Dorothy Morgan, of Hempstead, is the 1,646th person and a man whose name is being withheld at the request of his family is the 1,647th person to be identified through ongoing DNA analysis of unidentified remains recovered from the disaster that claimed the lives of 2,753 people on Sept. 11, 2001, officials said.

"For me, it was September 10 and 12. That's it," Dorothy's daughter, Nykiah Morgan, told NBC New York. "I close doors. Turn off phones. Turn off TV, everything."

This year, the painful anniversary of her mother's death has to be confronted. "When they told me that there were remains found, it was a shock. I think I just …that's the only thing I can say it was just shocking," she said. "It's like you're living it all over again."

Her mother's identity was confirmed through DNA testing of remains recovered in 2001. Even though she accepted that her mother was gone, a small part of her always wondered.

"Maybe she had amnesia. Maybe she's out living a whole different life and she's happy," she said.

Now Morgan has to go through the process of collecting her mother's remains and for the first time in 20 years, she won't hide from the anniversary. Instead, she'll share and remember her mother's beautiful memory.

Dorothy was just 47 years old when she died. She was the first new identification of World Trade Center victims since October 2019, and then the unnamed man's identity was confirmed through DNA testing of remains recovered in 2001, 2002, and 2006.

“Twenty years ago, we made a promise to the families of World Trade Center victims to do whatever it takes for as long as it takes to identify their loved ones, and with these two new identifications, we continue to fulfill that sacred obligation,” Dr. Barbara Sampson, New York City's chief medical examiner, said in a statement. “No matter how much time passes since September 11, 2001, we will never forget, and we pledge to use all the tools at our disposal to make sure all those who were lost can be reunited with their families.”

The ongoing effort to identify victims of the World Trade Center attack is the largest and most complex forensic investigation in the history of the United States. Now 20 years later, identifications of World Trade Center victims continue to be made possible through advances in DNA science developed and applied at OCME.
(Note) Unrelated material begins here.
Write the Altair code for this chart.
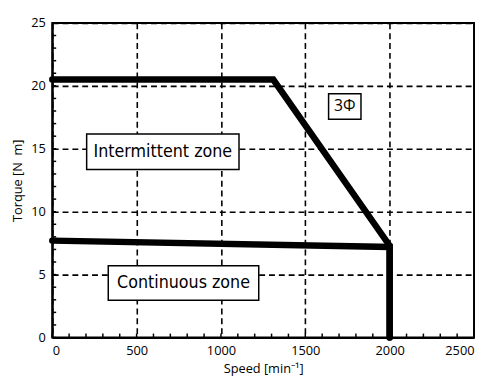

Some 1,106 victims, or 40% of those who died, remain unidentified but the recent adoption of next-generation sequencing technology by OCME’s DNA laboratory promises to result in more new identifications. More sensitive and rapid than conventional DNA techniques, next-generation sequencing has been used by the U.S. military to identify the remains of missing American servicemembers.

“We continue to push the science out of necessity to make more identifications,” Mark Desire, assistant director of the OCME Department of Forensic Biology and manager of the World Trade Center DNA Identification Team, said in a statement. “The commitment today is as strong as it was in 2001.”